§ Supplied information:
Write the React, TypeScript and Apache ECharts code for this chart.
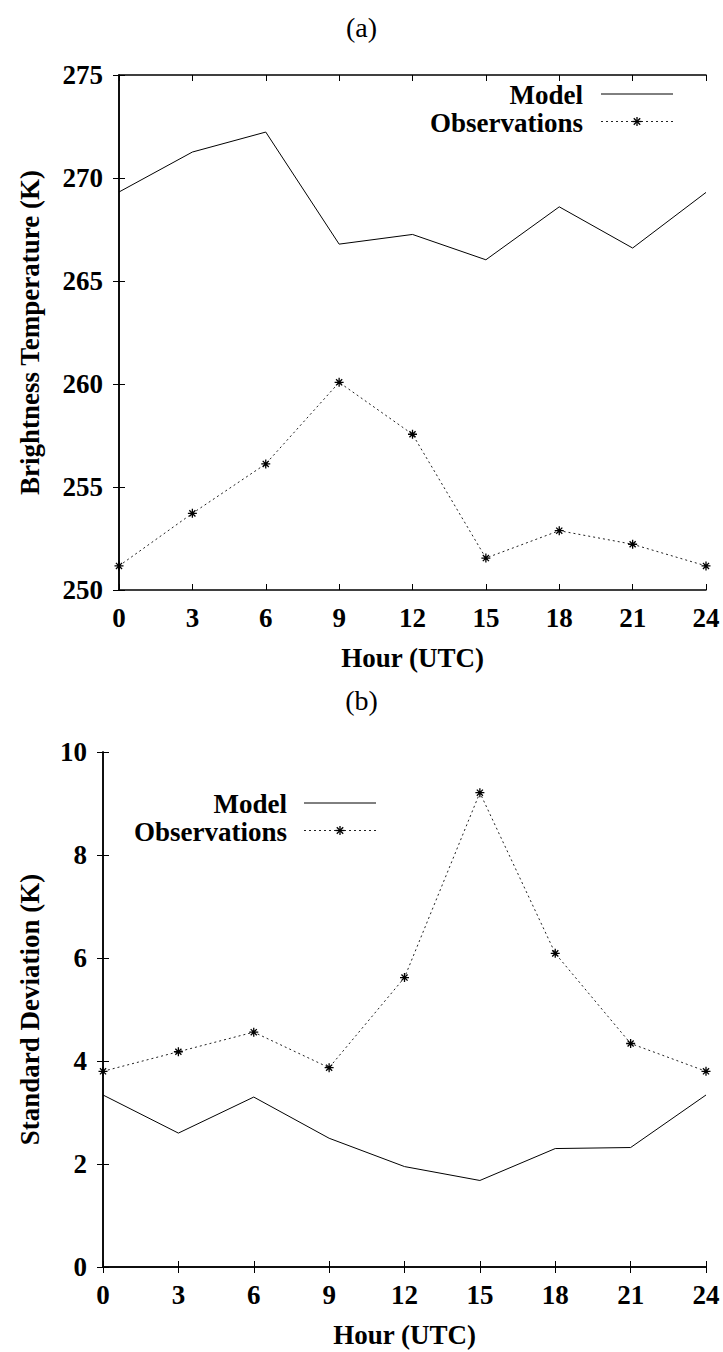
import React, { useEffect, useRef } from "react";
import * as echarts from "echarts";

const hours = [0, 3, 6, 9, 12, 15, 18, 21, 24];
const tbModel = [269.32, 271.26, 272.23, 266.79, 267.26, 266.03, 268.6, 266.6, 269.3];
const tbObs = [251.17, 253.72, 256.12, 260.08, 257.56, 251.55, 252.88, 252.22, 251.17];
const sdModel = [3.34, 2.6, 3.3, 2.5, 1.95, 1.68, 2.3, 2.32, 3.34];
const sdObs = [3.8, 4.18, 4.56, 3.87, 5.62, 9.21, 6.09, 4.34, 3.8];
const seriesNames = ["Model", "Observations"];
const panelTitles = ["(a)", "(b)"];
const yNames = ["Brightness Temperature (K)", "Standard Deviation (K)"];
const xName = "Hour (UTC)";

const FONT = "'Liberation Serif', 'Times New Roman', serif";
const STAR = "path://M5,0L5,10M0,5L10,5M1.6,1.6L8.4,8.4M8.4,1.6L1.6,8.4";

export default function App() {
  const ref = useRef<HTMLDivElement>(null);
  useEffect(() => {
    document.body.style.margin = "0";
    const chart = echarts.init(ref.current!, null, { renderer: "svg" });
    const lab = { fontFamily: FONT, fontWeight: "bold" as const, fontSize: 27, color: "#000" };
    const axisLine = { show: true, lineStyle: { color: "#000", width: 1.5 } };
    const tick = { show: true, inside: true, length: 6, lineStyle: { color: "#000", width: 1 } };
    const grids = [
      { left: 119, top: 75, width: 587, height: 515 },
      { left: 103, top: 752, width: 603, height: 515 },
    ];
    const yRange = [
      { min: 250, max: 275, interval: 5 },
      { min: 0, max: 10, interval: 2 },
    ];
    const xAxis: any[] = [];
    const yAxis: any[] = [];
    [0, 1].forEach((g) => {
      xAxis.push({
        type: "value", gridIndex: g, min: 0, max: 24, interval: 3, position: "bottom",
        axisLine, axisTick: tick, splitLine: { show: false },
        axisLabel: { ...lab, margin: 14 },
        name: xName, nameLocation: "middle", nameGap: 54, nameTextStyle: lab,
      });
      xAxis.push({
        type: "value", gridIndex: g, min: 0, max: 24, interval: 3, position: "top",
        axisLine, axisTick: tick, splitLine: { show: false }, axisLabel: { show: false },
      });
      yAxis.push({
        type: "value", gridIndex: g, ...yRange[g], position: "left",
        axisLine, axisTick: tick, splitLine: { show: false },
        axisLabel: { ...lab, margin: 16 },
        name: yNames[g], nameLocation: "middle", nameGap: g === 0 ? 76 : 60, nameTextStyle: lab,
      });
      yAxis.push({
        type: "value", gridIndex: g, ...yRange[g], position: "right",
        axisLine, axisTick: tick, splitLine: { show: false }, axisLabel: { show: false },
      });
    });
    const mk = (vals: number[]) => hours.map((h, i) => [h, vals[i]]);
    const modelStyle = { type: "line", showSymbol: false, symbol: "none", lineStyle: { color: "#000", width: 1 }, clip: false };
    const obsStyle = {
      type: "line", symbol: STAR, symbolSize: 9, showSymbol: true, clip: false,
      lineStyle: { color: "#222", width: 1, type: [2, 3] },
      itemStyle: { color: "#000", borderColor: "#000", borderWidth: 1.3 },
    };
    const series: any[] = [
      { ...modelStyle, name: seriesNames[0], xAxisIndex: 0, yAxisIndex: 0, data: mk(tbModel) },
      { ...obsStyle, name: seriesNames[1], xAxisIndex: 0, yAxisIndex: 0, data: mk(tbObs) },
      { ...modelStyle, name: seriesNames[0], xAxisIndex: 2, yAxisIndex: 2, data: mk(sdModel) },
      { ...obsStyle, name: seriesNames[1], xAxisIndex: 2, yAxisIndex: 2, data: mk(sdObs) },
    ];
    const legendAt = (tx: number, ly1: number, ly2: number, lx0: number, lx1: number) => {
      const sx = (lx0 + lx1) / 2;
      const s = 4.5;
      const c = ly2 - 1;
      return [
        { type: "text", x: tx, y: ly1, style: { text: seriesNames[0], fill: "#000", font: `bold 27px ${FONT}`, textAlign: "right", textVerticalAlign: "middle" } },
        { type: "line", shape: { x1: lx0, y1: ly1 - 1, x2: lx1, y2: ly1 - 1 }, style: { stroke: "#000", lineWidth: 1 } },
        { type: "text", x: tx, y: ly2, style: { text: seriesNames[1], fill: "#000", font: `bold 27px ${FONT}`, textAlign: "right", textVerticalAlign: "middle" } },
        { type: "line", shape: { x1: lx0, y1: c, x2: lx1, y2: c }, style: { stroke: "#222", lineWidth: 1, lineDash: [2, 3] } },
        { type: "line", shape: { x1: sx - s, y1: c, x2: sx + s, y2: c }, style: { stroke: "#000", lineWidth: 1.3 } },
        { type: "line", shape: { x1: sx, y1: c - s, x2: sx, y2: c + s }, style: { stroke: "#000", lineWidth: 1.3 } },
        { type: "line", shape: { x1: sx - 3.2, y1: c - 3.2, x2: sx + 3.2, y2: c + 3.2 }, style: { stroke: "#000", lineWidth: 1.3 } },
        { type: "line", shape: { x1: sx + 3.2, y1: c - 3.2, x2: sx - 3.2, y2: c + 3.2 }, style: { stroke: "#000", lineWidth: 1.3 } },
      ];
    };
    const titleStyle = { fontFamily: FONT, fontWeight: "normal" as const, fontSize: 28, color: "#000" };
    chart.setOption({
      animation: false,
      backgroundColor: "#fff",
      title: [
        { text: panelTitles[0], left: "center", top: 8, padding: 5, textStyle: titleStyle },
        { text: panelTitles[1], left: "center", top: 681, padding: 5, textStyle: titleStyle },
      ],
      grid: grids,
      xAxis,
      yAxis,
      series,
      graphic: [...legendAt(583, 95, 122.5, 601, 673), ...legendAt(287, 804, 831.5, 304, 376)],
    });
    return () => chart.dispose();
  }, []);
  return <div ref={ref} style={{ width: 723, height: 1352 }} />;
}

§ Written problem: Where a line contains "React", copy that line.

§ Result of the task:
Write the React, TypeScript and Apache ECharts code for this chart.
import React, { useEffect, useRef } from "react";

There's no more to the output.